Federal Reserve chair Jerome Powell testifies on Sept. 28, 2021. Photo: Kevin Dietsch/Getty Images

 

Sen. Elizabeth Warren (D-Mass.) questioned Federal Reserve chair Jerome Powell's record on financial regulation during a hearing Tuesday, calling him a "dangerous man" and saying that she would not support his renomination for a second term, Axios' Ivana Saric reports.

Driving the news: While the Fed chair's term expires in early 2022, President Biden is expected to make a decision this fall on whether to reappoint Powell or nominate another candidate.

Why it matters: Warren's explicit opposition could impact Biden's decision to stick with Powell or risk going with another candidate, who may face more opposition from Republicans, Bloomberg notes.

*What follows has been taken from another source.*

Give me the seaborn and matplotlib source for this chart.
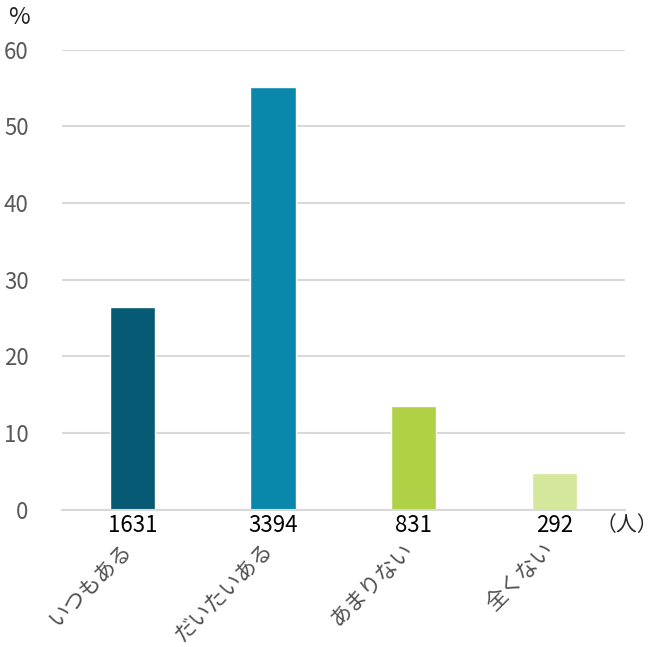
import pandas as pd
import seaborn as sns
import matplotlib.pyplot as plt

# data
categories = ['いつもある', 'だいたいある', 'あまりない', '全くない']
counts = [1631, 3394, 831, 292]
percents = [26.5, 55.2, 13.5, 4.8]
colors = ['#065A73', '#0A88AC', '#B0D145', '#D4E79A']

df = pd.DataFrame({'category': categories, 'percent': percents})

sns.set_style('white')
plt.rcParams['font.family'] = ['Noto Sans CJK JP', 'DejaVu Sans']

fig = plt.figure(figsize=(6.59, 6.47), dpi=100)
ax = fig.add_axes([0.094, 0.212, 0.854, 0.711])

sns.barplot(data=df, x='category', y='percent', hue='category',
            palette=colors, width=0.32, legend=False, ax=ax, saturation=1)

ax.set_ylim(0, 60)
ax.set_xlim(-0.5, 3.5)
ax.set_yticks(range(0, 61, 10))
ax.yaxis.grid(True, color='#D9D9D9', linewidth=1.5)
ax.set_axisbelow(True)
for s in ['top', 'right', 'left']:
    ax.spines[s].set_visible(False)
ax.spines['bottom'].set_color('#D9D9D9')
ax.spines['bottom'].set_linewidth(1.5)

ax.tick_params(axis='y', length=0, labelsize=16, labelcolor='#595959', pad=24)
ax.set_xticks(range(len(categories)))
ax.set_xticklabels([str(c) for c in counts])
ax.tick_params(axis='x', length=0, labelsize=16, labelcolor='black', pad=3)
ax.set_xlabel('')
ax.set_ylabel('')

# rotated category names under the counts
for i, cat in enumerate(categories):
    ax.annotate(cat, xy=(i, 0), xycoords=('data', 'axes fraction'),
                xytext=(3, -21), textcoords='offset points',
                rotation=45, ha='right', va='top', fontsize=15.5, color='#505050')

fig.text(0.998, 1 - 514 / 647, '（人）', ha='right', va='top', fontsize=15)
fig.text(0.012, 0.99, '%', ha='left', va='top', fontsize=17)

fig.savefig('out.png', dpi=100)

What she's saying: "Your record gives me grave concern," Warren said during a Senate Banking Committee hearing, per Bloomberg. "You have acted to make our banking system less safe, and that makes you a dangerous man to head up the Fed and that is why I will oppose your renomination."

The big picture: Warren's remarks echoed previous concerns she has voiced about Powell's deregulatory efforts as Federal Reserve chair, according to Politico.

  • Powell has garnered support from moderate Democrats as well as some Republicans.
  • Yet more progressive Democrats have urged Biden to replace Powell with someone more aggressive on financial regulation and climate change.